Assim começava o poema, acredito que irremediavelmente perdido, e do qual são os únicos versos que recordo.
O payador de Vila Teixeira compunha suas décimas ao som do violão, com cordas metálicas, e com a mesma intensidade com que minha ancestral cantava, enquanto dedilhava as cordas feitas por ela mesma, carinhosamente, com tripas de carneiro.

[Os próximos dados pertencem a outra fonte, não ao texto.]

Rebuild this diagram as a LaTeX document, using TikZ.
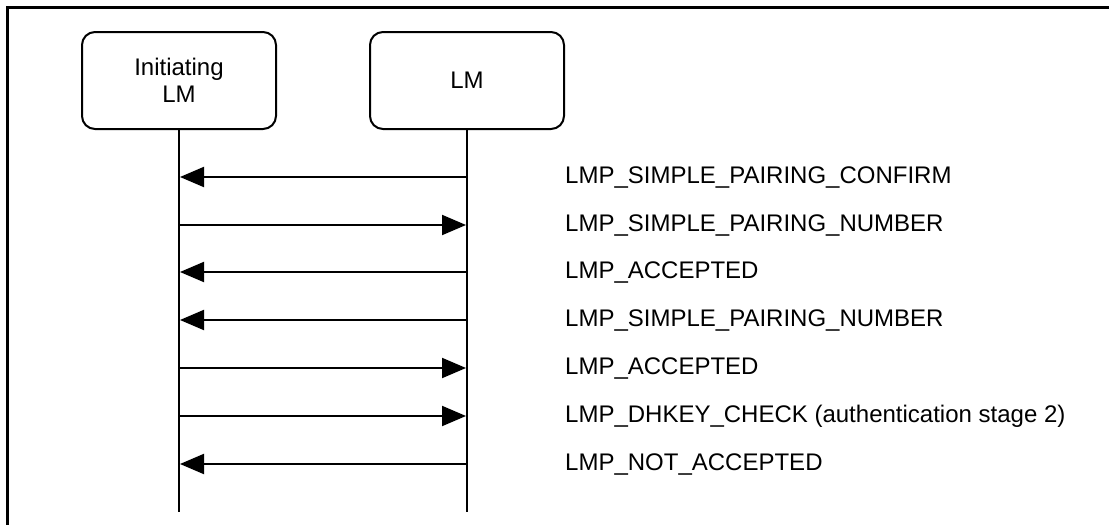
\documentclass[tikz,border=0pt]{standalone}
\usepackage{fontspec}
\setmainfont{Liberation Sans}
\usetikzlibrary{arrows.meta}
\begin{document}
\begin{tikzpicture}[x=1pt,y=-1pt,
  lmbox/.style={draw,line width=2pt,rounded corners=13pt,minimum width=194pt,minimum height=97pt,align=center,font=\fontsize{24}{27}\selectfont,inner sep=0pt},
  lifeline/.style={line width=2pt},
  msg/.style={line width=2pt,-{Triangle[length=24pt,width=20pt]}},
  lbl/.style={anchor=base west,inner sep=0pt,font=\fontsize{24}{27}\selectfont},
  frameline/.style={line width=2.4pt}]
\useasboundingbox (0,0) rectangle (1109,525);
\coordinate (fA) at (7.5,525);
\coordinate (fB) at (7.5,7.5);
\coordinate (fC) at (1109,7.5);
\draw[frameline] (fA) -- (fB) -- (fC);
\node[lmbox] (ilm) at (179,80.5) {Initiating\\LM};
\node[lmbox] (lm) at (467,80.5) {LM};
\coordinate (ilmEnd) at (179,512);
\coordinate (lmEnd) at (467,512);
\draw[lifeline] (ilm.south) -- (ilmEnd);
\draw[lifeline] (lm.south) -- (lmEnd);
% messages
\foreach \y/\dir/\txt [count=\i] in {
  177/l/LMP\_SIMPLE\_PAIRING\_CONFIRM,
  225/r/LMP\_SIMPLE\_PAIRING\_NUMBER,
  272/l/LMP\_ACCEPTED,
  320/l/LMP\_SIMPLE\_PAIRING\_NUMBER,
  368/r/LMP\_ACCEPTED,
  416/r/LMP\_DHKEY\_CHECK (authentication stage 2),
  464/l/LMP\_NOT\_ACCEPTED}{
  \coordinate (a\i) at (180,\y);
  \coordinate (b\i) at (466,\y);
  \if l\dir
    \draw[msg] (b\i) -- (a\i);
  \else
    \draw[msg] (a\i) -- (b\i);
  \fi
  \node[lbl] (t\i) at (565,\y+6) {\txt};
}
\end{tikzpicture}
\end{document}
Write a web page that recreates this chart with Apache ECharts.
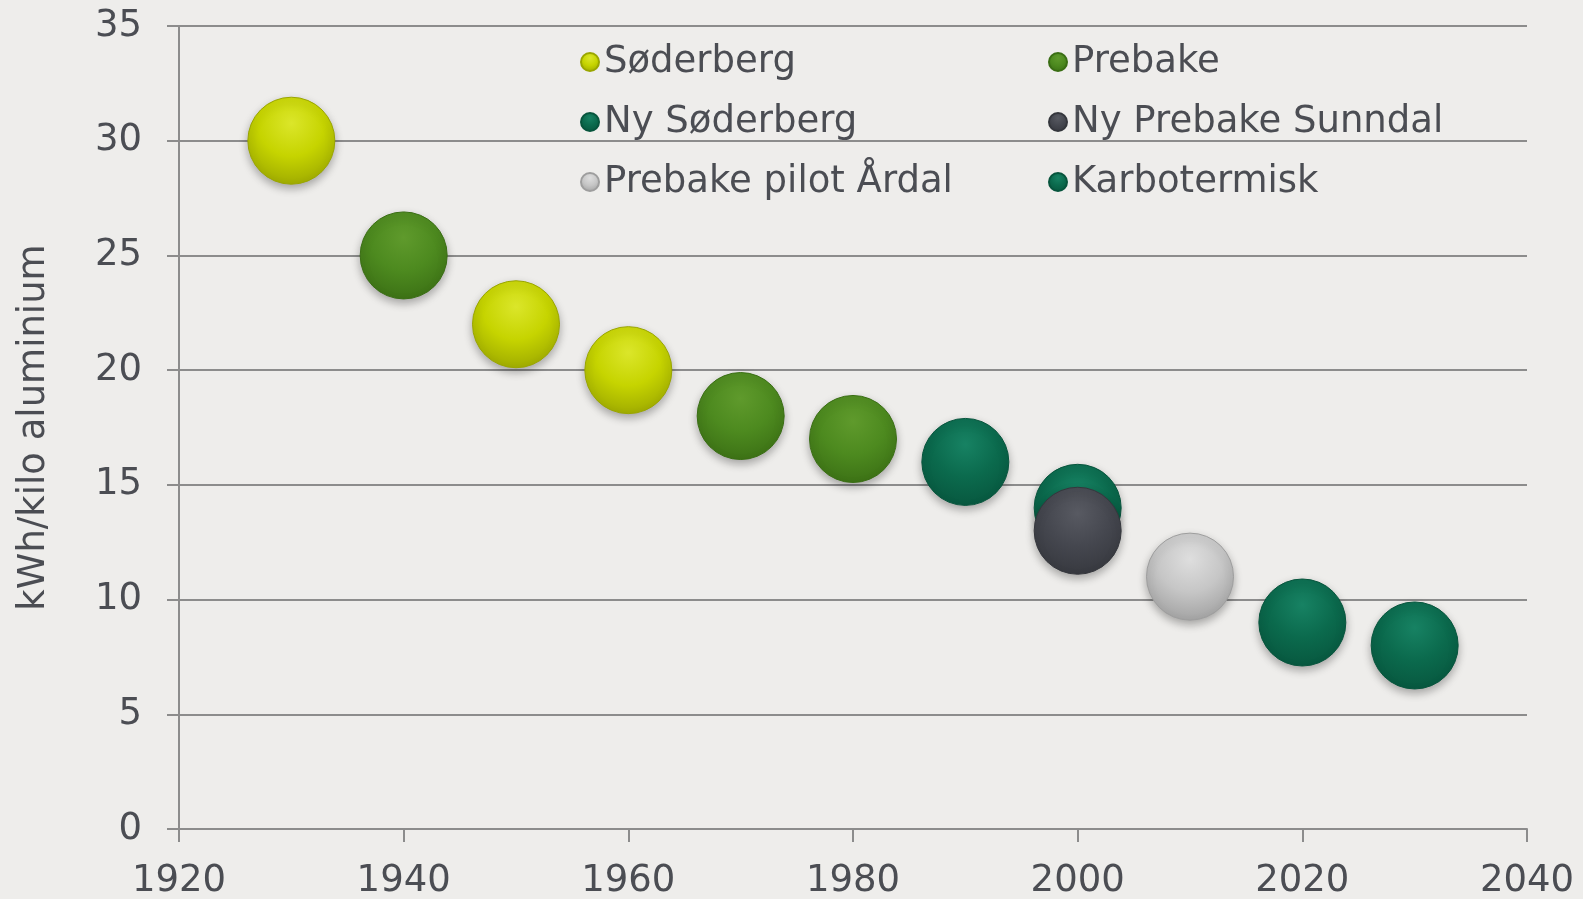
<!DOCTYPE html>
<html>
<head>
<meta charset="utf-8">
<script src="https://cdn.jsdelivr.net/npm/echarts@6/dist/echarts.min.js"></script>
<style>
html, body { margin: 0; padding: 0; background: #eeedeb; }
#chart { width: 1583px; height: 899px; }
</style>
</head>
<body>
<div id="chart"></div>
<script>
// data
const seriesNames = ['Søderberg', 'Prebake', 'Ny Søderberg', 'Ny Prebake Sunndal', 'Prebake pilot Årdal', 'Karbotermisk'];
const soderberg = [[1930, 30], [1950, 22], [1960, 20]];
const prebake = [[1940, 25], [1970, 18], [1980, 17]];
const nySoderberg = [[1990, 16], [2000, 14]];
const nyPrebakeSunndal = [[2000, 13]];
const prebakePilot = [[2010, 11]];
const karbotermisk = [[2020, 9], [2030, 8]];
const yName = 'kWh/kilo aluminium';

// [light, base, dark] per series
const palette = [
    ['#dbe62a', '#c6d400', '#9aa600'],
    ['#5f9a2c', '#4d8a1f', '#3a6e14'],
    ['#178263', '#0b6a4d', '#07553d'],
    ['#585a62', '#45474f', '#35373d'],
    ['#dedede', '#c6c6c6', '#9e9e9e'],
    ['#178263', '#0b6a4d', '#07553d']
];

function ball(c) {
    return {
        type: 'radial', x: 0.5, y: 0.3, r: 0.75,
        colorStops: [
            {offset: 0, color: c[0]},
            {offset: 0.5, color: c[1]},
            {offset: 1, color: c[2]}
        ]
    };
}

const allData = [soderberg, prebake, nySoderberg, nyPrebakeSunndal, prebakePilot, karbotermisk];
const font = 'DejaVu Sans, Verdana, sans-serif';
const textColor = '#4b4d53';

const myChart = echarts.init(document.getElementById('chart'));
const legendText = {fontSize: 37, color: textColor, fontFamily: font, lineHeight: 40, padding: [0, 0, 0, 0]};
const option = {
    backgroundColor: '#eeedeb',
    animation: false,
    textStyle: {fontFamily: font},
    grid: {left: 179, right: 56, top: 26, bottom: 70, containLabel: false, outerBoundsMode: 'none'},
    legend: [
        {
            data: [seriesNames[0], seriesNames[2], seriesNames[4]],
            orient: 'vertical',
            left: 575, top: 37,
            icon: 'circle', itemWidth: 18, itemHeight: 18, itemGap: 20,
            textStyle: legendText
        },
        {
            data: [seriesNames[1], seriesNames[3], seriesNames[5]],
            orient: 'vertical',
            left: 1043, top: 37,
            icon: 'circle', itemWidth: 18, itemHeight: 18, itemGap: 20,
            textStyle: legendText
        }
    ],
    xAxis: {
        type: 'value',
        min: 1920, max: 2040, interval: 20,
        axisLine: {show: true, onZero: false, lineStyle: {color: '#8c8c8c', width: 2}},
        axisTick: {show: true, length: 13, lineStyle: {color: '#8c8c8c', width: 2}},
        axisLabel: {fontSize: 37, color: textColor, margin: 34, fontFamily: font, formatter: function (v) { return String(v); }},
        splitLine: {show: false}
    },
    yAxis: {
        type: 'value',
        min: 0, max: 35, interval: 5,
        name: yName,
        nameLocation: 'middle',
        nameRotate: 90,
        nameGap: 126,
        nameTextStyle: {fontSize: 37, color: textColor, fontFamily: font},
        axisLine: {show: true, lineStyle: {color: '#8c8c8c', width: 2}},
        axisTick: {show: true, length: 12, lineStyle: {color: '#8c8c8c', width: 2}},
        axisLabel: {fontSize: 37, color: textColor, margin: 37, fontFamily: font},
        splitLine: {show: true, lineStyle: {color: '#8c8c8c', width: 2}}
    },
    series: seriesNames.map(function (name, i) {
        return {
            name: name,
            type: 'scatter',
            data: allData[i],
            symbol: 'circle',
            symbolSize: 87,
            itemStyle: {
                color: ball(palette[i]),
                borderColor: palette[i][2],
                borderWidth: 1,
                shadowBlur: 8,
                shadowOffsetY: 4,
                shadowColor: 'rgba(0,0,0,0.3)',
                opacity: 1
            }
        };
    })
};
myChart.setOption(option);
</script>
</body>
</html>
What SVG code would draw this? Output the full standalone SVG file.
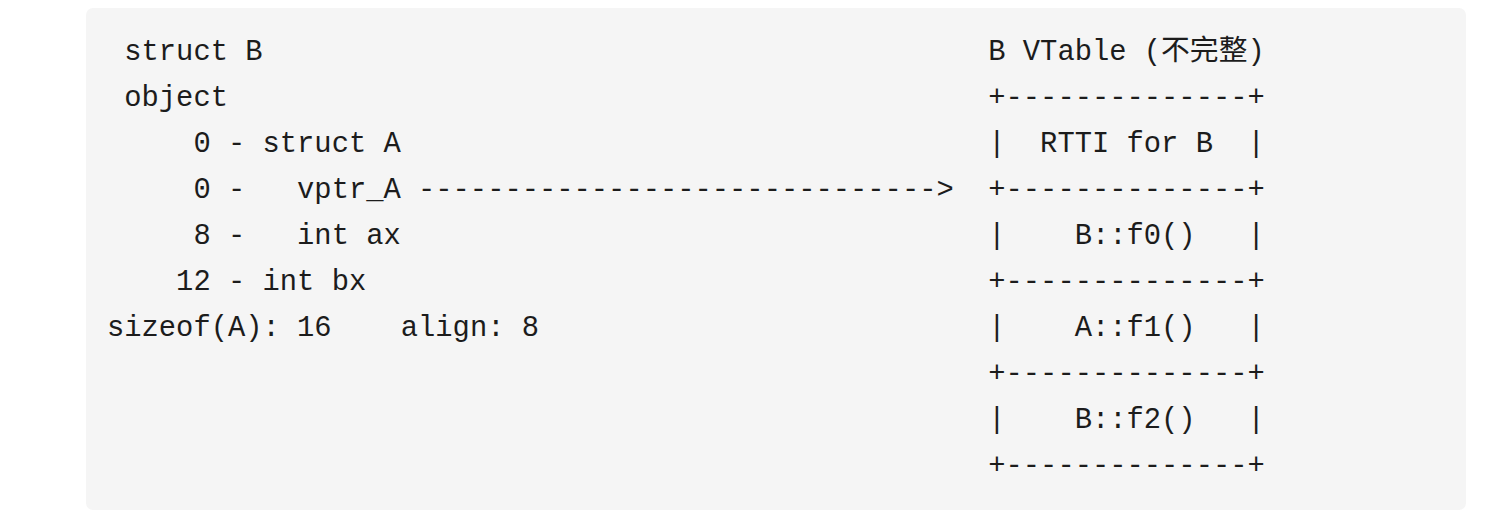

As DÉCIMAS de Algacir Costa pode não possuir a elaboração dos romances de Aureliano de Figueiredo Pinto ou dos poemas de Jayme Caetano Braum ou de Apparício Silva Rillo, mas têm o vigor chimarrão da mais antiga poesia popular dos gaúchos, anterior à própria gauchesca. Esta, uma conseqüência natural do romantismo literário, nos deu os maiores monumentos da literatura das três pátrias gaúchas: o Martín Fierro, de José Hernandez, e o Antônio Chimango, de Amaro Juvenal. Aquela vem sendo improvisada nas pulperias, nos bolichos ou recônditos dos ranchos da Campanha ou da Serra. E até mesmo nos casarões das estâncias. Para que se possa avaliar literariamente o livro de Algacir Costa é preciso que se tenha presente esse duplo aspecto da poesia gauchesca. Atrevo-me a dizer: as duas gauchescas, uma regionalista, literária; e a outra eminentemente popular.